# anal papilla & hemorrhoid--HELP



## beck627 (Jun 23, 2008)

Hi Everyone~ 
I am a seasoned coder but very new to general surgery coding and I got bit by code 46221 so now I am a little nervous. My MD is stating I should bill 46211 for this surgery which I don't think is right. 

(condensed)  
Anal papilla r posterior quadrant was sharply excised w/scissors and sutured. Anal canal polyp at anterior midline was also sharply excised with scissors and then cauterized. Defect was closed w/3-0 chronic and bites were taken to also ligate an associated internal hemorrhoid. 

I was thinking I should bill 46945 & 46922-51. What do you think? 

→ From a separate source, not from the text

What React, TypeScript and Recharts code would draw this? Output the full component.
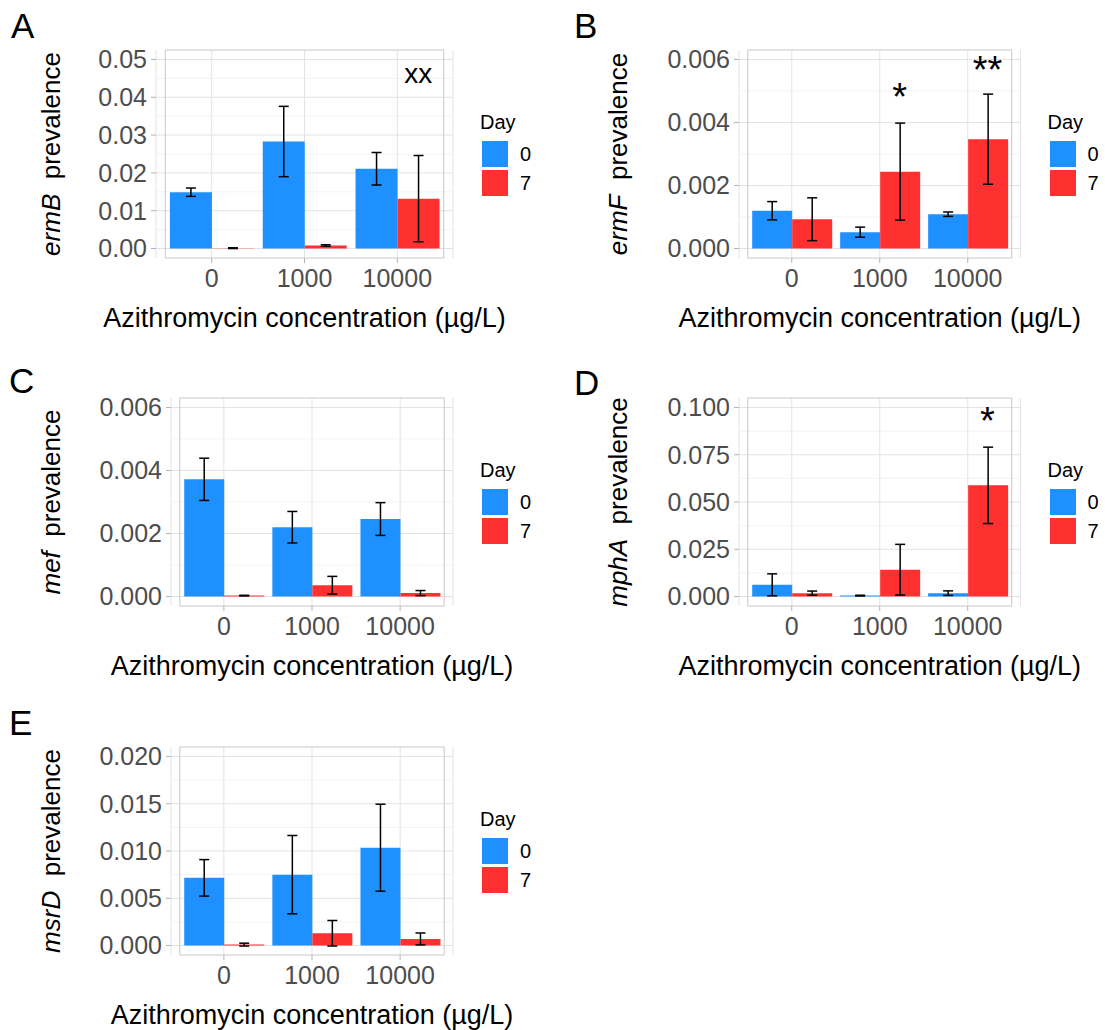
import {
  BarChart,
  Bar,
  XAxis,
  YAxis,
  CartesianGrid,
  ErrorBar,
  ReferenceArea,
  ReferenceDot,
} from "recharts"

const FONT = '"Liberation Sans", Arial, Helvetica, sans-serif'

const concentrations = ["0", "1000", "10000"]
const days = ["0", "7"]
const dayColors = ["#1E90FF", "#FF3030"]

// ermB
const ermBDay0 = [0.0149, 0.0283, 0.0211]
const ermBDay0Se = [0.0011, 0.0093, 0.0043]
const ermBDay7 = [0.0001, 0.0008, 0.0132]
const ermBDay7Se = [0.0001, 0.0002, 0.0114]
const ermBTicks = [0, 0.01, 0.02, 0.03, 0.04, 0.05]
const ermBMarks = [{ conc: "10000", text: "xx", y: 0.0438 }]

// ermF
const ermFDay0 = [0.0012, 0.00052, 0.00109]
const ermFDay0Se = [0.00029, 0.00016, 0.00007]
const ermFDay7 = [0.00093, 0.00244, 0.00347]
const ermFDay7Se = [0.00068, 0.00154, 0.00143]
const ermFTicks = [0, 0.002, 0.004, 0.006]
const ermFMarks = [
  { conc: "1000", text: "*", y: 0.0044 },
  { conc: "10000", text: "**", y: 0.00525 },
]

// mef
const mefDay0 = [0.00372, 0.0022, 0.00246]
const mefDay0Se = [0.00067, 0.0005, 0.00052]
const mefDay7 = [0.00003, 0.00036, 0.00011]
const mefDay7Se = [0.00001, 0.00028, 0.00008]
const mefTicks = [0, 0.002, 0.004, 0.006]

// mphA
const mphADay0 = [0.0062, 0.0005, 0.0018]
const mphADay0Se = [0.0058, 0.0002, 0.0012]
const mphADay7 = [0.0018, 0.0142, 0.0588]
const mphADay7Se = [0.0011, 0.0134, 0.0202]
const mphATicks = [0, 0.025, 0.05, 0.075, 0.1]
const mphAMarks = [{ conc: "10000", text: "*", y: 0.0858 }]

// msrD
const msrDDay0 = [0.00716, 0.0075, 0.01035]
const msrDDay0Se = [0.00193, 0.00414, 0.0046]
const msrDDay7 = [0.0001, 0.0013, 0.0007]
const msrDDay7Se = [0.00015, 0.00135, 0.00063]
const msrDTicks = [0, 0.005, 0.01, 0.015, 0.02]

const PANEL_W = 552
const PANEL_H = 345
const PLOT_TOP = 50
const PLOT_BOTTOM = 258
const X_AXIS_H = 70

function YTitle({ viewBox, gene }: any) {
  const x = viewBox.x + 60
  const y = viewBox.y + viewBox.height / 2
  return (
    <text
      x={x}
      y={y}
      transform={`rotate(-90 ${x} ${y})`}
      textAnchor="middle"
      fontSize={26}
      fontFamily={FONT}
      fill="#000"
    >
      <tspan fontStyle="italic">{gene}</tspan>
      <tspan>{"\u00a0\u00a0prevalence"}</tspan>
    </text>
  )
}

function XTitle({ viewBox }: any) {
  return (
    <text
      x={viewBox.x + viewBox.width / 2}
      y={viewBox.y + 69}
      textAnchor="middle"
      fontSize={27}
      fontFamily={FONT}
      fill="#000"
    >
      Azithromycin concentration (µg/L)
    </text>
  )
}

function Legend({ x, y }: { x: number; y: number }) {
  return (
    <div style={{ position: "absolute", left: x, top: y, fontFamily: FONT }}>
      <div style={{ position: "absolute", left: 0, top: 0, fontSize: 20, lineHeight: "20px", whiteSpace: "nowrap" }}>
        Day
      </div>
      {days.map((d, i) => (
        <div key={d}>
          <div
            style={{
              position: "absolute",
              left: 2,
              top: 29 + i * 29,
              width: 26,
              height: 26,
              background: dayColors[i],
            }}
          />
          <div
            style={{
              position: "absolute",
              left: 40,
              top: 32 + i * 29,
              fontSize: 20,
              lineHeight: "20px",
            }}
          >
            {d}
          </div>
        </div>
      ))}
    </div>
  )
}

type PanelProps = {
  letter: string
  gene: string
  day0: number[]
  day0Se: number[]
  day7: number[]
  day7Se: number[]
  ticks: number[]
  digits: number
  marks?: { conc: string; text: string; y: number }[]
  left: number
  top: number
  plotLeft: number
  plotRight: number
  letterX: number
  letterY: number
}

function Panel(p: PanelProps) {
  const data = concentrations.map((c, i) => ({
    conc: c,
    d0: p.day0[i],
    d0se: p.day0Se[i],
    d7: p.day7[i],
    d7se: p.day7Se[i],
  }))
  const max = p.ticks[p.ticks.length - 1]
  const domain = [-0.05 * max, 1.05 * max]
  const minor = p.ticks.slice(1).map((t, i) => (t + p.ticks[i]) / 2)
  const plotW = p.plotRight - p.plotLeft
  const unit = plotW / 3.2
  const pad = unit * 0.1
  const markDx = unit * 0.225

  return (
    <div style={{ position: "absolute", left: p.left, top: p.top, width: PANEL_W, height: PANEL_H }}>
      <div
        style={{
          position: "absolute",
          left: p.letterX,
          top: p.letterY,
          fontFamily: FONT,
          fontSize: 35,
          lineHeight: 1,
        }}
      >
        {p.letter}
      </div>
      <BarChart
        width={PANEL_W}
        height={PANEL_H}
        data={data}
        margin={{ top: PLOT_TOP, right: PANEL_W - p.plotRight, bottom: PANEL_H - PLOT_BOTTOM - X_AXIS_H, left: 0 }}
        barCategoryGap="5%"
        barGap={0}
      >
        <CartesianGrid stroke="#f0f0f0" strokeWidth={0.8} horizontalValues={minor} vertical={false} />
        <CartesianGrid stroke="#e3e3e3" strokeWidth={1} horizontalValues={p.ticks} />
        <XAxis
          dataKey="conc"
          type="category"
          interval={0}
          height={X_AXIS_H}
          padding={{ left: pad, right: pad }}
          axisLine={false}
          tickLine={{ stroke: "#b3b3b3" }}
          tickSize={5}
          tickMargin={6}
          tick={{ fill: "#4d4d4d", fontSize: 25, fontFamily: FONT }}
          label={<XTitle />}
        />
        <YAxis
          type="number"
          domain={domain}
          ticks={p.ticks}
          interval={0}
          allowDataOverflow
          width={p.plotLeft}
          axisLine={false}
          tickLine={{ stroke: "#b3b3b3" }}
          tickSize={5}
          tickMargin={4}
          tickFormatter={(v: number) => v.toFixed(p.digits)}
          tick={{ fill: "#4d4d4d", fontSize: 25, fontFamily: FONT }}
          label={<YTitle gene={p.gene} />}
        />
        <ReferenceArea
          y1={domain[0]}
          y2={domain[1]}
          fill="none"
          stroke="#c8c8c8"
          strokeWidth={1}
          ifOverflow="visible"
        />
        <Bar dataKey="d0" fill={dayColors[0]} isAnimationActive={false}>
          <ErrorBar dataKey="d0se" direction="y" width={5} stroke="#000" strokeWidth={1.5} isAnimationActive={false} />
        </Bar>
        <Bar dataKey="d7" fill={dayColors[1]} isAnimationActive={false}>
          <ErrorBar dataKey="d7se" direction="y" width={5} stroke="#000" strokeWidth={1.5} isAnimationActive={false} />
        </Bar>
        {(p.marks || []).map((m) => (
          <ReferenceDot
            key={m.conc + m.text}
            x={m.conc}
            y={m.y}
            r={1}
            ifOverflow="visible"
            shape={(s: any) => (
              <text
                x={s.cx + markDx}
                y={s.cy}
                textAnchor="middle"
                fontSize={m.text === "xx" ? 28 : 38}
                fontFamily={FONT}
                fill="#000"
              >
                {m.text}
              </text>
            )}
          />
        ))}
      </BarChart>
      <Legend x={p.plotRight + 27} y={PLOT_TOP + 62} />
    </div>
  )
}

export default function App() {
  return (
    <div
      style={{
        position: "absolute",
        left: 0,
        top: 0,
        width: 1105,
        height: 1030,
        overflow: "hidden",
        background: "#fff",
      }}
    >
      <Panel
        letter="A"
        gene="ermB"
        day0={ermBDay0}
        day0Se={ermBDay0Se}
        day7={ermBDay7}
        day7Se={ermBDay7Se}
        ticks={ermBTicks}
        digits={2}
        marks={ermBMarks}
        left={0}
        top={0}
        plotLeft={156}
        plotRight={453}
        letterX={11}
        letterY={8}
      />
      <Panel
        letter="B"
        gene="ermF"
        day0={ermFDay0}
        day0Se={ermFDay0Se}
        day7={ermFDay7}
        day7Se={ermFDay7Se}
        ticks={ermFTicks}
        digits={3}
        marks={ermFMarks}
        left={567}
        top={0}
        plotLeft={172}
        plotRight={453.5}
        letterX={7}
        letterY={8}
      />
      <Panel
        letter="C"
        gene="mef"
        day0={mefDay0}
        day0Se={mefDay0Se}
        day7={mefDay7}
        day7Se={mefDay7Se}
        ticks={mefTicks}
        digits={3}
        left={0}
        top={348}
        plotLeft={171}
        plotRight={453}
        letterX={9}
        letterY={15}
      />
      <Panel
        letter="D"
        gene="mphA"
        day0={mphADay0}
        day0Se={mphADay0Se}
        day7={mphADay7}
        day7Se={mphADay7Se}
        ticks={mphATicks}
        digits={3}
        marks={mphAMarks}
        left={567}
        top={348}
        plotLeft={172}
        plotRight={453.5}
        letterX={7}
        letterY={17}
      />
      <Panel
        letter="E"
        gene="msrD"
        day0={msrDDay0}
        day0Se={msrDDay0Se}
        day7={msrDDay7}
        day7Se={msrDDay7Se}
        ticks={msrDTicks}
        digits={3}
        left={0}
        top={697}
        plotLeft={171}
        plotRight={453}
        letterX={9}
        letterY={8}
      />
    </div>
  )
}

All help is greatly appreciated!!!


----------



## amitjoshi4 (Jun 23, 2008)

beck627 said:


> Hi Everyone~
> I am a seasoned coder but very new to general surgery coding and I got bit by code 46221 so now I am a little nervous. My MD is stating I should bill 46211 for this surgery which I don't think is right.
> 
> (condensed)
> ...


 

Hi, 

The reported coded should be 46922 only. Since there is a single papilla and 46220 covers it which itself is a separate procedure. It will be not reported. 46221 is correct for Ligation of internal hemorrhoid. The documentation says" also ligate an associated internal hemorrhoid".If multiple internal hemorohids were present , then 46945 would have been correct. Look at the cdr of 46221 : "The physician performs hemorrhoidectomy by ligation of an internal hemorrhoid. The physician identifies the internal hemorrhoid. The hemorrhoid is ligated at its base usually with a rubber band. The hemorrhoid tissue is allowed to slough over time." The final codes should be 46922 and 46221.

Thank You


----------



## beck627 (Jun 24, 2008)

I am so glad I asked! I completely missed the "s" on that code. These hemorroid procedures are deceptively tricky! Thanks for your help!


----------